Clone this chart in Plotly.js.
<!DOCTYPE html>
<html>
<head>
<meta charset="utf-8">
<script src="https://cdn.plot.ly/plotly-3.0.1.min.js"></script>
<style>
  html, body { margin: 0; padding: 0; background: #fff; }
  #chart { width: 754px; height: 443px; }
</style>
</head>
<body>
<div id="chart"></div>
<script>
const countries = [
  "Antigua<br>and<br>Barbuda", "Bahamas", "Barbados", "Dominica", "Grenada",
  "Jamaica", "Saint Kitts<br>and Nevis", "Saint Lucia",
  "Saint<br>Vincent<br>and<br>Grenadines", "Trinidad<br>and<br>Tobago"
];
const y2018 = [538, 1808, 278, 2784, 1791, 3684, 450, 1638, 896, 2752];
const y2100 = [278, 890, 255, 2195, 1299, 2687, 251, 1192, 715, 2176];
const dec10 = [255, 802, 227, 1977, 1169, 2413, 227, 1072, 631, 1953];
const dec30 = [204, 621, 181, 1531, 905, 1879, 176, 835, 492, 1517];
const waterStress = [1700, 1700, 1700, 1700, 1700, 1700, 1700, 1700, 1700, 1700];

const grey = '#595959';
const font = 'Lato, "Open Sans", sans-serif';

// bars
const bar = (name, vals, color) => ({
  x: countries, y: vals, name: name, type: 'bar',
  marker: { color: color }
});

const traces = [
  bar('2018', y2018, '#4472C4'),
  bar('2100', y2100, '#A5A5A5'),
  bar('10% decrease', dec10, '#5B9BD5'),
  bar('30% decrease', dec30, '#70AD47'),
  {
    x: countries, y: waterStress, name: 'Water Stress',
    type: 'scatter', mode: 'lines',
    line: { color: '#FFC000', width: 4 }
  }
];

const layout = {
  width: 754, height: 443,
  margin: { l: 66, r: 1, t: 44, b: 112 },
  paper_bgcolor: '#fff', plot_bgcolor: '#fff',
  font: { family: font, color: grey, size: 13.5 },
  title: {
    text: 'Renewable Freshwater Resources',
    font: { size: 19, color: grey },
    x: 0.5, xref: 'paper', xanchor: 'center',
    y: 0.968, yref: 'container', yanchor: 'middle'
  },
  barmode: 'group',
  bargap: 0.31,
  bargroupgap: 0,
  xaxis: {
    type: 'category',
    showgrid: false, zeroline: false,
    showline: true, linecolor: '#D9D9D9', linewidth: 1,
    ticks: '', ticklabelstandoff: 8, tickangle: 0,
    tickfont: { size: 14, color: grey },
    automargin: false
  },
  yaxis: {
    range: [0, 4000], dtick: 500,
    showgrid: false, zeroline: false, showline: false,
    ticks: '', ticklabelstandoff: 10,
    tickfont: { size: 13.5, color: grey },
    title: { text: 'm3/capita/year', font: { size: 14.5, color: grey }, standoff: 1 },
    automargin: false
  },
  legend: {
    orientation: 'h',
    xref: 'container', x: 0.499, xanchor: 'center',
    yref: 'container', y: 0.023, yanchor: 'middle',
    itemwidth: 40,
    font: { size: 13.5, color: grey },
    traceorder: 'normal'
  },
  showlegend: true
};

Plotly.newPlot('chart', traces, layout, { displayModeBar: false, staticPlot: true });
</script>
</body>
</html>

________________________________________

PROBLEM TO SOLVE:
Every line of the data above should be reproduced word for word.

SOLUTION FOR THIS TASK:
Clone this chart in Plotly.js.
<!DOCTYPE html>
<html>
<head>
<meta charset="utf-8">
<script src="https://cdn.plot.ly/plotly-3.0.1.min.js"></script>
<style>
  html, body { margin: 0; padding: 0; background: #fff; }
  #chart { width: 754px; height: 443px; }
</style>
</head>
<body>
<div id="chart"></div>
<script>
const countries = [
  "Antigua<br>and<br>Barbuda", "Bahamas", "Barbados", "Dominica", "Grenada",
  "Jamaica", "Saint Kitts<br>and Nevis", "Saint Lucia",
  "Saint<br>Vincent<br>and<br>Grenadines", "Trinidad<br>and<br>Tobago"
];
const y2018 = [538, 1808, 278, 2784, 1791, 3684, 450, 1638, 896, 2752];
const y2100 = [278, 890, 255, 2195, 1299, 2687, 251, 1192, 715, 2176];
const dec10 = [255, 802, 227, 1977, 1169, 2413, 227, 1072, 631, 1953];
const dec30 = [204, 621, 181, 1531, 905, 1879, 176, 835, 492, 1517];
const waterStress = [1700, 1700, 1700, 1700, 1700, 1700, 1700, 1700, 1700, 1700];

const grey = '#595959';
const font = 'Lato, "Open Sans", sans-serif';

// bars
const bar = (name, vals, color) => ({
  x: countries, y: vals, name: name, type: 'bar',
  marker: { color: color }
});

const traces = [
  bar('2018', y2018, '#4472C4'),
  bar('2100', y2100, '#A5A5A5'),
  bar('10% decrease', dec10, '#5B9BD5'),
  bar('30% decrease', dec30, '#70AD47'),
  {
    x: countries, y: waterStress, name: 'Water Stress',
    type: 'scatter', mode: 'lines',
    line: { color: '#FFC000', width: 4 }
  }
];

const layout = {
  width: 754, height: 443,
  margin: { l: 66, r: 1, t: 44, b: 112 },
  paper_bgcolor: '#fff', plot_bgcolor: '#fff',
  font: { family: font, color: grey, size: 13.5 },
  title: {
    text: 'Renewable Freshwater Resources',
    font: { size: 19, color: grey },
    x: 0.5, xref: 'paper', xanchor: 'center',
    y: 0.968, yref: 'container', yanchor: 'middle'
  },
  barmode: 'group',
  bargap: 0.31,
  bargroupgap: 0,
  xaxis: {
    type: 'category',
    showgrid: false, zeroline: false,
    showline: true, linecolor: '#D9D9D9', linewidth: 1,
    ticks: '', ticklabelstandoff: 8, tickangle: 0,
    tickfont: { size: 14, color: grey },
    automargin: false
  },
  yaxis: {
    range: [0, 4000], dtick: 500,
    showgrid: false, zeroline: false, showline: false,
    ticks: '', ticklabelstandoff: 10,
    tickfont: { size: 13.5, color: grey },
    title: { text: 'm3/capita/year', font: { size: 14.5, color: grey }, standoff: 1 },
    automargin: false
  },
  legend: {
    orientation: 'h',
    xref: 'container', x: 0.499, xanchor: 'center',
    yref: 'container', y: 0.023, yanchor: 'middle',
    itemwidth: 40,
    font: { size: 13.5, color: grey },
    traceorder: 'normal'
  },
  showlegend: true
};

Plotly.newPlot('chart', traces, layout, { displayModeBar: false, staticPlot: true });
</script>
</body>
</html>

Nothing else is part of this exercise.